* begin DATA LINES *

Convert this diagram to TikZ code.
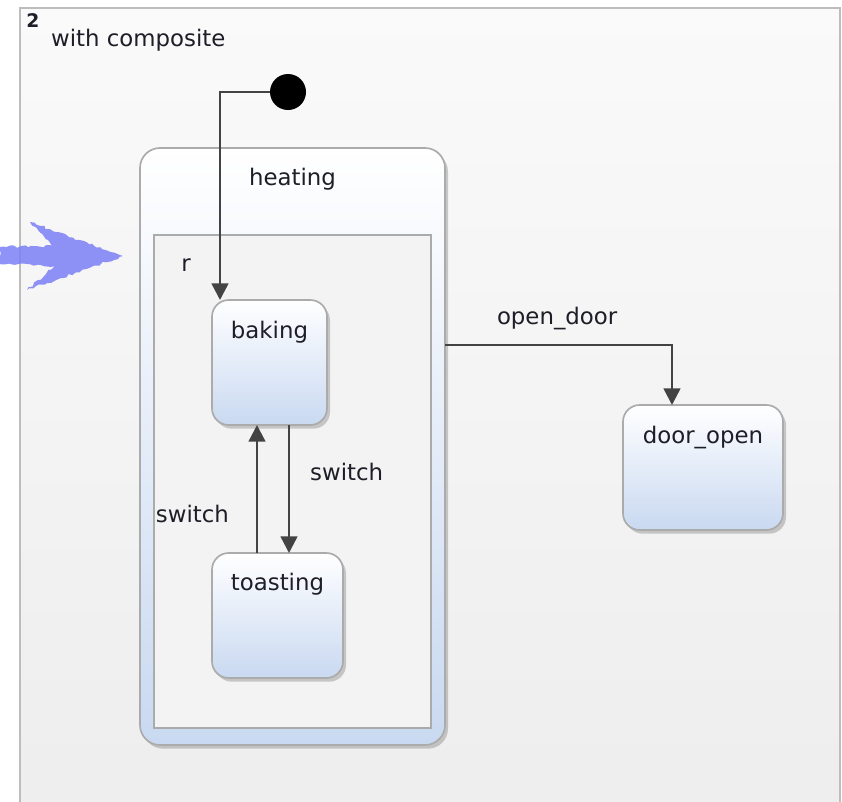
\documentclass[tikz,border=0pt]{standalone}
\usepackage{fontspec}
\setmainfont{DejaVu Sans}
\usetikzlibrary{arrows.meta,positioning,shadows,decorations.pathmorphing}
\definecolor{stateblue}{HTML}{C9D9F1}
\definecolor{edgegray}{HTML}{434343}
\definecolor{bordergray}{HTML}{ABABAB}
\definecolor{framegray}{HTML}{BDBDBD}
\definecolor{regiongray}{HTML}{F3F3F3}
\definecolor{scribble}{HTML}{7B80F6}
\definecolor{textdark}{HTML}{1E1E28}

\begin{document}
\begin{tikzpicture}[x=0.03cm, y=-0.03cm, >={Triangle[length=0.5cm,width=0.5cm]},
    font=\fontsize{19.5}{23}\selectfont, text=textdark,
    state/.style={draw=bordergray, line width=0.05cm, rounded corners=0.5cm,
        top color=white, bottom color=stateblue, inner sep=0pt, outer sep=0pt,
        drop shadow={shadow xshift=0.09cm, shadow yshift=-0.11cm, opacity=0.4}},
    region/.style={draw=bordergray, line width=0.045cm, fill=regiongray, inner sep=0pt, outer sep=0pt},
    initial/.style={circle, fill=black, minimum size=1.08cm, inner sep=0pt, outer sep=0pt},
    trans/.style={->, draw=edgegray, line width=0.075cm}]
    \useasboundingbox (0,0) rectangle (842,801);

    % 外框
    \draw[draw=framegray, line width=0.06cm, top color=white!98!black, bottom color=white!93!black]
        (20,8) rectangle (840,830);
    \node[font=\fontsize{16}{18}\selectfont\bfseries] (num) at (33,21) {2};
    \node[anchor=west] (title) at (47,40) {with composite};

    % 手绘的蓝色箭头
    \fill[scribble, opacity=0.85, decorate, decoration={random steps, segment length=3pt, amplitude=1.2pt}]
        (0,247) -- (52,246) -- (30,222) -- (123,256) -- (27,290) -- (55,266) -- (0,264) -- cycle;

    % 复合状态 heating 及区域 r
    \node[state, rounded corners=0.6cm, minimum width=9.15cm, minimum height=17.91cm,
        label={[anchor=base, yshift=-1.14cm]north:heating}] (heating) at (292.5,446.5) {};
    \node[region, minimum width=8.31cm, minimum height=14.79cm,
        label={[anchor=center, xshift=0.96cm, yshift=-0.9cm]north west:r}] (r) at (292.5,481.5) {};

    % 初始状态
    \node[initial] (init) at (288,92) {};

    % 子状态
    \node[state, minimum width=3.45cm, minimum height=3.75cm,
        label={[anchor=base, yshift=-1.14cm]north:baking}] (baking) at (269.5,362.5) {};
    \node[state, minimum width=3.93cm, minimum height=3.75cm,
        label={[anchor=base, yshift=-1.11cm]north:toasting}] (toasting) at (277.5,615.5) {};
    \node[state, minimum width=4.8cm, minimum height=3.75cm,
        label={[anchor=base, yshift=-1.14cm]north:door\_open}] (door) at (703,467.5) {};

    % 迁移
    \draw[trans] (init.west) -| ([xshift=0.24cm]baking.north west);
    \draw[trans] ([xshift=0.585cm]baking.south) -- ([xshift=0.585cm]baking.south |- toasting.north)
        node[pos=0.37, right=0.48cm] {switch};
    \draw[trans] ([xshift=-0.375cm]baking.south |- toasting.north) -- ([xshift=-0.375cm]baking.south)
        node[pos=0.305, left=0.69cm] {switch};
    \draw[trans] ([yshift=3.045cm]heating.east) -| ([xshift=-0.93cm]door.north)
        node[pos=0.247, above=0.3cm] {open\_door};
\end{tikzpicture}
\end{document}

* end DATA LINES *

— WHAT IS BEING ASKED —
Pictures are excluded; extract exactly the lines from the start of the data through the line that holds "(title) at (47,40)", both ends included.

— FINISHED EXERCISE —
Convert this diagram to TikZ code.
\documentclass[tikz,border=0pt]{standalone}
\usepackage{fontspec}
\setmainfont{DejaVu Sans}
\usetikzlibrary{arrows.meta,positioning,shadows,decorations.pathmorphing}
\definecolor{stateblue}{HTML}{C9D9F1}
\definecolor{edgegray}{HTML}{434343}
\definecolor{bordergray}{HTML}{ABABAB}
\definecolor{framegray}{HTML}{BDBDBD}
\definecolor{regiongray}{HTML}{F3F3F3}
\definecolor{scribble}{HTML}{7B80F6}
\definecolor{textdark}{HTML}{1E1E28}

\begin{document}
\begin{tikzpicture}[x=0.03cm, y=-0.03cm, >={Triangle[length=0.5cm,width=0.5cm]},
    font=\fontsize{19.5}{23}\selectfont, text=textdark,
    state/.style={draw=bordergray, line width=0.05cm, rounded corners=0.5cm,
        top color=white, bottom color=stateblue, inner sep=0pt, outer sep=0pt,
        drop shadow={shadow xshift=0.09cm, shadow yshift=-0.11cm, opacity=0.4}},
    region/.style={draw=bordergray, line width=0.045cm, fill=regiongray, inner sep=0pt, outer sep=0pt},
    initial/.style={circle, fill=black, minimum size=1.08cm, inner sep=0pt, outer sep=0pt},
    trans/.style={->, draw=edgegray, line width=0.075cm}]
    \useasboundingbox (0,0) rectangle (842,801);

    % 外框
    \draw[draw=framegray, line width=0.06cm, top color=white!98!black, bottom color=white!93!black]
        (20,8) rectangle (840,830);
    \node[font=\fontsize{16}{18}\selectfont\bfseries] (num) at (33,21) {2};
    \node[anchor=west] (title) at (47,40) {with composite};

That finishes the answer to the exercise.